Anaconda comes from the Tamil for "having killed an elephant" (dangerous lives Indian elephants lead, what with killer fruit and big snakes to contend with)

Avocado is originally from the Nahuatl (Aztec language) word ahuacatl meaning testicle

Goolies for testicles, originally from a Hindi word for balls or bullets

and Muslin, means (topically) linen from Mosul via ancient Syriac

I am such a sad, sad bastard...
 
 
William Sack
18:33 / 15.04.03
Not a sad bastard, just a bit of a Greenland Inuit waterproof hooded jacket.
 
 
grant
18:47 / 15.04.03
I've read that Boogie in the sense of Boogie Man came from the Bugis tribe of Indonesia. Or, I should say, the dreaded Bugis pirates of Indonesia.

They're still there, you know. In their boats. Although they terrorize far fewer British colonialists nowadays.
And are thus no longer used to terrify the children back home.





Even more frightening to staid colonialists, the Bugis have five genders.
 
 
William Sack
18:53 / 15.04.03
Interesting second article Grant, but I think the Calabai-as-wedding-planner is a bit of a tired stereotype.
 
 
Mourne Kransky
19:10 / 15.04.03
I am undoubtedly an anorak, H.I.R. Having now admitted this to myself, I can enthuse wholeheartedly over grant's revelations about the Bugis. Perhaps some connection also to Bugis Street, the infamous Reeperbahn of Singapore?

In my youth in Scotland, we called that bad guy "The Bogie Man". This led to a terror of being caught nosepicking, since bogies or bogles were also the words for the crusty nasal effluvia beloved of small children everywhere.

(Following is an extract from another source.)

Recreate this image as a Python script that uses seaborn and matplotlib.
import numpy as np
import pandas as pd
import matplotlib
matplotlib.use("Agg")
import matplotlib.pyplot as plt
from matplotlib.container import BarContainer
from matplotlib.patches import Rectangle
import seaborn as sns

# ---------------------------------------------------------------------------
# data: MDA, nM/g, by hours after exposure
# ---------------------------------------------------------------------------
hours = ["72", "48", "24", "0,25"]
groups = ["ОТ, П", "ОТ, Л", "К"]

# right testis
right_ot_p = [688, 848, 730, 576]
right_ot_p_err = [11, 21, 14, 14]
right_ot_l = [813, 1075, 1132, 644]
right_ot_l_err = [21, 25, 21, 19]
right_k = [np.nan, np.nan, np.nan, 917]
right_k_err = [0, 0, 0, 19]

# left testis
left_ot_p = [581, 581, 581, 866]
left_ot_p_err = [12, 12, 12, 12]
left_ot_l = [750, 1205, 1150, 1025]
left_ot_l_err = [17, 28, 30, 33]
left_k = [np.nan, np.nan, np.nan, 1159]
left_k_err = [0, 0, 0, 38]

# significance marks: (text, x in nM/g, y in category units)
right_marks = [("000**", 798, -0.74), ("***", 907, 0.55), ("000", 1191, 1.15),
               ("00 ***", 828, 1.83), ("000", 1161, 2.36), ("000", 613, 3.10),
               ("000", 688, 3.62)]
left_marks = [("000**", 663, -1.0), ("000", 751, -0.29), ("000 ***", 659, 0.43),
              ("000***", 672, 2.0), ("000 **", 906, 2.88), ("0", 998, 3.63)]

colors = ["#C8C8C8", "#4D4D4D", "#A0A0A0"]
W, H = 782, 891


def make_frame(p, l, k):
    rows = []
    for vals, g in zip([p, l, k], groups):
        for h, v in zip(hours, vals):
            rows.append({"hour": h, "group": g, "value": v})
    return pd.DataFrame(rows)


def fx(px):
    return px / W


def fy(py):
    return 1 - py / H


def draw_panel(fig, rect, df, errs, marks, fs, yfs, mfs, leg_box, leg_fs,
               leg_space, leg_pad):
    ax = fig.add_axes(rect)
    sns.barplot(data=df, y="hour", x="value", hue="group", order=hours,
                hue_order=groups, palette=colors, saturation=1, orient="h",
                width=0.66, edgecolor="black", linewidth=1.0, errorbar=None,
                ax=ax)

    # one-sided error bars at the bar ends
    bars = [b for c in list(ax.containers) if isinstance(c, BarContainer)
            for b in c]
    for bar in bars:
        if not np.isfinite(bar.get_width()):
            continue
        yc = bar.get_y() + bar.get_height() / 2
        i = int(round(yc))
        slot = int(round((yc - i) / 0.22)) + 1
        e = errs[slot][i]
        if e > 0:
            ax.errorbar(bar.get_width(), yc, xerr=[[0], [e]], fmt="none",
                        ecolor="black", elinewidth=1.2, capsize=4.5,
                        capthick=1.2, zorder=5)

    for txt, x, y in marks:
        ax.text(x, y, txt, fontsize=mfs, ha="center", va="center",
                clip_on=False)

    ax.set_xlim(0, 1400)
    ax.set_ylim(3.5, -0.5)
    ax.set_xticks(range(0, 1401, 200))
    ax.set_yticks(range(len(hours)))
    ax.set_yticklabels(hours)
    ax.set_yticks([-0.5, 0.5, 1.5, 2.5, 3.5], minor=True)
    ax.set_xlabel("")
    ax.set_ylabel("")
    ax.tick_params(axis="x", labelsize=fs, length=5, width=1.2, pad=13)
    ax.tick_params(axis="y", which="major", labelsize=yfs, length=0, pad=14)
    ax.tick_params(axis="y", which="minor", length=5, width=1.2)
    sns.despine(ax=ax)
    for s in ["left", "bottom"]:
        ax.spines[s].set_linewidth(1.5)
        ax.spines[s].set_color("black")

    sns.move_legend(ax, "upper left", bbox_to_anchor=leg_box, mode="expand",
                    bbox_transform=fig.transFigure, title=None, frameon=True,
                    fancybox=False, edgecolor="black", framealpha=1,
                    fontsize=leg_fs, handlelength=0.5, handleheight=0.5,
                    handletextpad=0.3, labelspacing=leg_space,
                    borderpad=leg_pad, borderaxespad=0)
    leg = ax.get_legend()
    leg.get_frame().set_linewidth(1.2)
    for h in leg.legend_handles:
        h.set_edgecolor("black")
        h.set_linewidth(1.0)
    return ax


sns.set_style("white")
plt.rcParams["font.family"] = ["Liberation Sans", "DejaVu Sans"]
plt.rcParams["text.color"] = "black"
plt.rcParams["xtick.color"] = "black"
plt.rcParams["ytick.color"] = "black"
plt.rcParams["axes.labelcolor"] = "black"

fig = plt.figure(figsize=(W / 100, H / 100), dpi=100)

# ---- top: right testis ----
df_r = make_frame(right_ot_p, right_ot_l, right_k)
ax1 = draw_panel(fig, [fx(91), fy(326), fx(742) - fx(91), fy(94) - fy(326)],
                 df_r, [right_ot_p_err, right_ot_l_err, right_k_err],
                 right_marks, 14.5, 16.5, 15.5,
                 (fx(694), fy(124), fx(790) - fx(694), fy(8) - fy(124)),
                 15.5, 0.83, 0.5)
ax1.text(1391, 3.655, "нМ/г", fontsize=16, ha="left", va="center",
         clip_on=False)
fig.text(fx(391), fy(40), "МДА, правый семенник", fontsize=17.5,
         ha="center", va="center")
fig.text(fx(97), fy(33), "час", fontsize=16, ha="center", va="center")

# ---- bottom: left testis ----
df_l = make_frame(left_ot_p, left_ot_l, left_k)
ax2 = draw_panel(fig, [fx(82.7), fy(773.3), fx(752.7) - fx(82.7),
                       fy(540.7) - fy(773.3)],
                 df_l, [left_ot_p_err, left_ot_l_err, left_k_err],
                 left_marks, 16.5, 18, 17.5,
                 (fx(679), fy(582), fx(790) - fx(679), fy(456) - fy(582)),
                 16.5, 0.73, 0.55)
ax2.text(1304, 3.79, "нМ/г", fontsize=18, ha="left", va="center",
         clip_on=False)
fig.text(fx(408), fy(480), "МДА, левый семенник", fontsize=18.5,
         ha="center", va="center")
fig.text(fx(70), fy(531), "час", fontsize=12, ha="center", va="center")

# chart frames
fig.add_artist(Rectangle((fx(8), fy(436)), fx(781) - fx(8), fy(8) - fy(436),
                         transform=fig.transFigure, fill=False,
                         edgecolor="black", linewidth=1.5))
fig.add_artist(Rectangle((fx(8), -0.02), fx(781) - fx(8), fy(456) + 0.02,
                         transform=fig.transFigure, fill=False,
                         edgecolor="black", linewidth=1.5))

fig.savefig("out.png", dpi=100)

A bogle was also a word for a kind of supernatural creature, maybe some celtic inheritance?

Doesn't explain my teenage crush of Humphrey Bogart (Bogey) or perhaps it does in some horrid subconscious way... I have always been attracted to a good nose on a man, which would explain my attraction to Trunkboy.

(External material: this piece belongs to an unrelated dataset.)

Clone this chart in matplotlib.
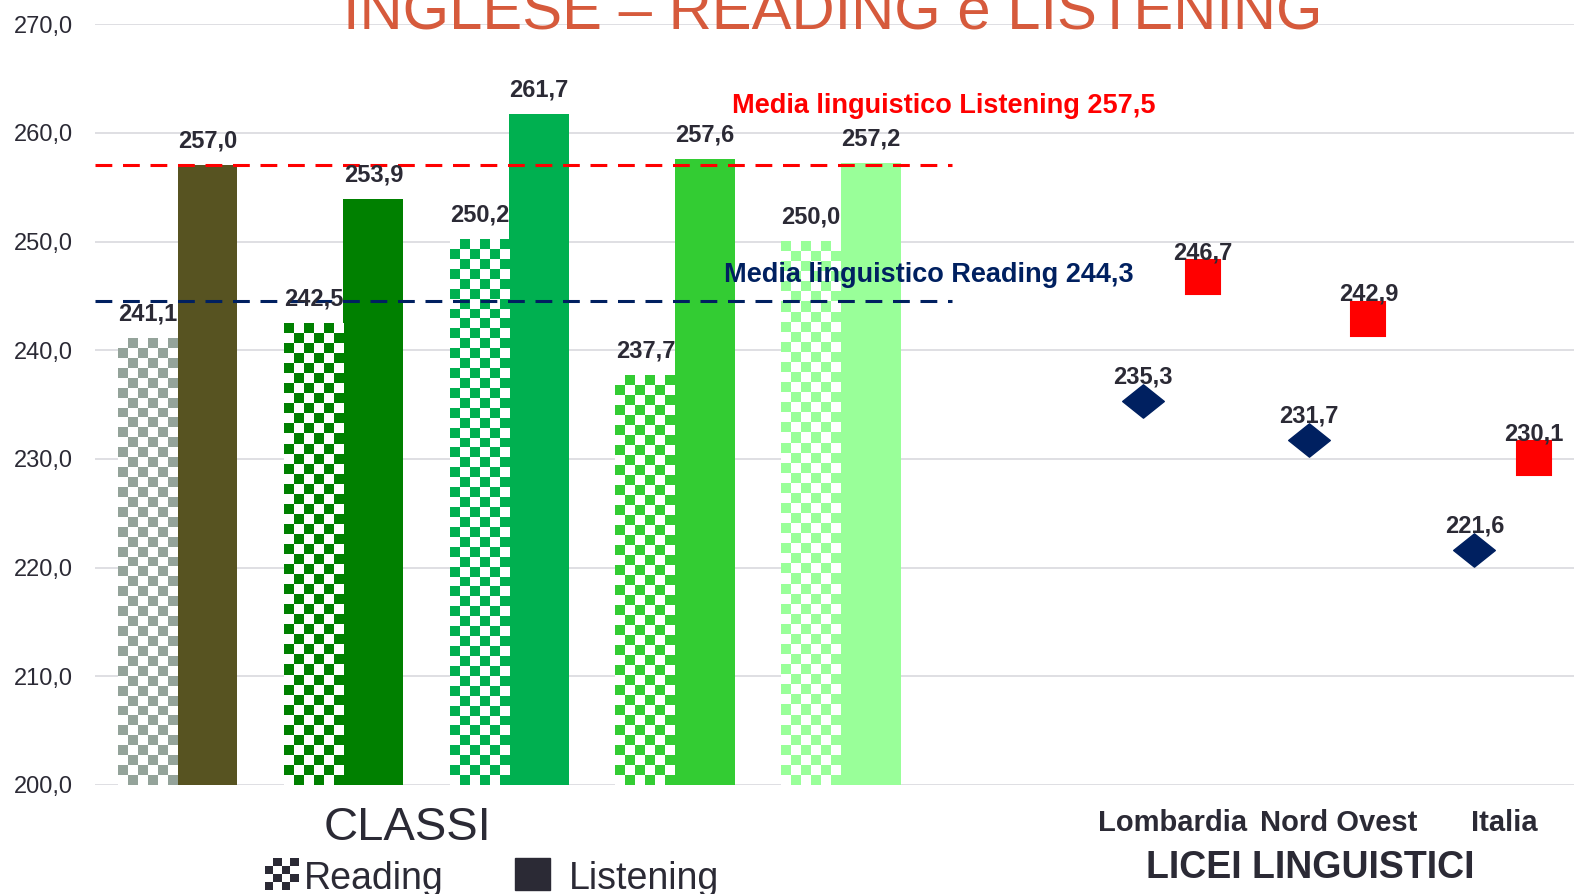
import numpy as np
import matplotlib.pyplot as plt
from matplotlib.colors import ListedColormap
from matplotlib.path import Path
from matplotlib.patches import Rectangle
from matplotlib.transforms import blended_transform_factory

plt.rcParams['font.family'] = ['Liberation Sans', 'DejaVu Sans']

# data
reading = [241.1, 242.5, 250.2, 237.7, 250.0]
listening = [257.0, 253.9, 261.7, 257.6, 257.2]
reading_colors = ['#94A39A', '#008000', '#00B050', '#33CC33', '#99FF99']
listening_colors = ['#575321', '#008000', '#00B050', '#33CC33', '#99FF99']

regions = ['Lombardia', 'Nord Ovest', 'Italia']
region_reading = [235.3, 231.7, 221.6]
region_listening = [246.7, 242.9, 230.1]

# averages as written, and where the dashed lines sit in the picture
media_reading = 244.3
media_listening = 257.5
line_reading = 244.5
line_listening = 257.0

yticks = [200, 210, 220, 230, 240, 250, 260, 270]

TXT = '#2B2A35'
NAVY = '#002060'
RED = '#FF0000'


def fmt(v):
    return f'{v:.1f}'.replace('.', ',')


W, H = 1574, 894
fig = plt.figure(figsize=(W / 100, H / 100), dpi=100)
ax = fig.add_axes([95.4 / W, 1 - 785 / H, (W - 95.4) / W, (785 - 24.1) / H])

x = np.arange(len(reading))
bw = 0.36
base = 200

# listening bars (solid)
lbars = ax.bar(x + bw / 2, np.array(listening) - base, bw, bottom=base,
               color=listening_colors, zorder=2)
# reading bars (checkered)
rbars = ax.bar(x - bw / 2, np.array(reading) - base, bw, bottom=base,
               color='white', zorder=2)
for p, c in zip(rbars, reading_colors):
    x0, w, h = p.get_x(), p.get_width(), p.get_height()
    ny, nx = int(round(h / 0.92)), 6
    board = (np.add.outer(np.arange(ny), np.arange(nx)) % 2)
    ax.imshow(board, cmap=ListedColormap(['white', c]), aspect='auto',
              interpolation='nearest', origin='lower',
              extent=[x0, x0 + w, base, base + h], zorder=3)

for p, v in list(zip(rbars, reading)) + list(zip(lbars, listening)):
    ax.annotate(fmt(v), (p.get_x() + p.get_width() / 2, v), xytext=(0, 17.5),
                textcoords='offset points', ha='center', va='center',
                fontsize=17, fontweight='bold', color=TXT, zorder=6)

# region markers
rx = np.arange(len(regions)) + 6
diamond = Path([(-1, 0), (0, 0.8), (1, 0), (0, -0.8), (-1, 0)],
               [Path.MOVETO, Path.LINETO, Path.LINETO, Path.LINETO, Path.CLOSEPOLY])
ax.plot(rx - 0.18, region_reading, ls='none', marker=diamond, ms=30,
        color=NAVY, mec=NAVY, mew=1, zorder=4)
ax.plot(rx + 0.18, region_listening, ls='none', marker='s', ms=24,
        color=RED, mec=RED, mew=1.5, zorder=4)
for xi, v in zip(rx - 0.18, region_reading):
    ax.annotate(fmt(v), (xi, v), xytext=(0, 17.5), textcoords='offset points',
                ha='center', va='center', fontsize=17, fontweight='bold',
                color=TXT, zorder=6)
for xi, v in zip(rx + 0.18, region_listening):
    ax.annotate(fmt(v), (xi, v), xytext=(0, 17.5), textcoords='offset points',
                ha='center', va='center', fontsize=17, fontweight='bold',
                color=TXT, zorder=6)

# media lines
ax.axhline(line_listening, xmin=0, xmax=0.579, color=RED, lw=2.2,
           ls=(0, (5.5, 3.5)), zorder=5)
ax.axhline(line_reading, xmin=0, xmax=0.579, color=NAVY, lw=2.2,
           ls=(0, (5.5, 3.5)), zorder=5)
ax.text(4.62, media_listening + 5.0, 'Media linguistico Listening ' + fmt(media_listening),
        ha='center', va='center', fontsize=19.5, fontweight='bold', color=RED, zorder=6)
ax.text(4.53, media_reading + 2.6, 'Media linguistico Reading ' + fmt(media_reading),
        ha='center', va='center', fontsize=19.5, fontweight='bold', color=NAVY, zorder=6)

ax.set_xlim(-0.496, 8.42)
ax.set_ylim(200, 270)
ax.set_yticks(yticks)
ax.set_yticklabels([fmt(v) for v in yticks], fontsize=17, color=TXT)
ax.tick_params(axis='y', length=0, pad=16)
ax.set_xticks([])
ax.grid(axis='y', color='#D9D9DE', lw=1.2, zorder=0)
ax.set_axisbelow(True)
for s in ax.spines.values():
    s.set_visible(False)

# region labels
tr = blended_transform_factory(ax.transData, fig.transFigure)
for xi, name in zip(rx, regions):
    ax.text(xi, 1 - 831 / H, name, transform=tr, ha='center', va='baseline',
            fontsize=21, fontweight='bold', color=TXT, clip_on=False)
fig.text(1310 / W, 1 - 878 / H, 'LICEI LINGUISTICI', ha='center', va='baseline',
         fontsize=27, fontweight='bold', color=TXT)

# title
fig.text(833 / W, 1 - 29 / H, 'INGLESE – READING e LISTENING', ha='center',
         va='baseline', fontsize=43, color='#D65A3C')

# legend
fig.text(408 / W, 1 - 840 / H, 'CLASSI', ha='center', va='baseline', fontsize=34, color=TXT)
lax = fig.add_axes([265 / W, 1 - 890 / H, 34 / W, 32 / H])
lax.imshow(np.add.outer(np.arange(4), np.arange(4)) % 2,
           cmap=ListedColormap(['white', TXT]), interpolation='nearest', aspect='auto')
lax.axis('off')
fig.text(304 / W, 1 - 889 / H, 'Reading', ha='left', va='baseline', fontsize=27, color=TXT)
fig.patches.append(Rectangle((515 / W, 1 - 890 / H), 35 / W, 32 / H,
                             transform=fig.transFigure, color=TXT))
fig.text(569 / W, 1 - 889 / H, 'Listening', ha='left', va='baseline', fontsize=27, color=TXT)

fig.savefig('out.png', dpi=100)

I seem to recall learning that Freud spent much of his youth pursuing a similar obsession with the nose as a metaphor and seat of emotion before he hit paydirt with his better known theories.

But enough threadrot about my nasal nous.
 
 
Jack Fear
21:12 / 15.04.03
Boggart, bogan, bugaboo and bugbear would seem to come from the same root, which predates British adventures in Indonesia—the Old English bugge, meaning either terror itself, or something terrifying (Caxton's Bible: "Ye shalle not feare any bugges in the night"); it's possibly from the Old Welsh bwg, which may have originally been a word for a scarecrow.

Which explains why the end derivative bug is still used to describe not only creepy-crawly things, but states of mind—irritation ("Don't bug me!") and obsession ("He's got the gambling bug")—and plague ("He's got a stomach bug").
 
 
Cosmicjamas
21:33 / 15.04.03
Starting in Jamaica in the early '90s the main dance trend was the Bogle dance-step. How does that connect, I wonder? My small son doesn't grow bogies, boogers, bogles up his nose, he has "horribles". Yeh, I started that one and I can't remember how or why!
 
 
Jack Fear
22:00 / 15.04.03
A return to the roots of the word, of course. That's lovely.

I like to do that, occasionally—to use the archaic or original form of words: because, really, what fun is "daffodil" once you know that it's really "daffydowndilly"? And isn't "bone-fire" so much more satisfying in the mouth than "bonfire"?